Since you are already fluent in English, I don't think you'll face the same difficulties with learning Spanish that a
Korean monolingual would have. Just take it slowly.

For passive wave:

I usually listen once or twice first, to see what I can make of the lesson without looking.

Then I listen once while reading the English and observing the cognates and how well they match up.

Then I read the Spanish internally, comparing to the English meaning. That allows me to make out some vague
words that may not have been clear to me from the recording.

I then read the notes.

Finally, I listen again to the recording and try to see if I understand everything without looking at the text. If I
cannot, I take a glance at the English text to ascertain what's going on. I repeat this sequence of listening only
until I can understand it entirely without looking at the English or Spanish.

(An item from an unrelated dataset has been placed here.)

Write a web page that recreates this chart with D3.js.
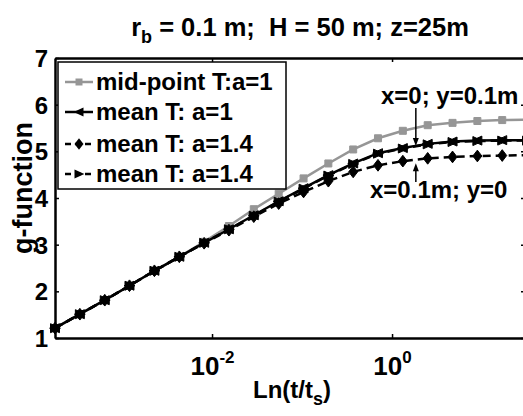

Lastly, I repeat aloud after the recording to practice my pronunciation, pausing between phrases and clauses to
get my own repetition in.

(Btw, I don't touch those Control Exercises at all until the active wave. I don't even look at them during the
passive wave).

For active wave:

I don't really listen to the recording at all. I cover the Spanish page and translate everything into verbal Spanish
and pronounce it as best I can. I simultaneously write down what I'm saying in a Word document, taking care to
get all the accents, diacritics, and punctuation right.

Finally, I recheck what I have written against the correct Spanish text. If there are corrections, I rewrite the whole
the incorrect portion of the sentence and speak the entire sentence out loud.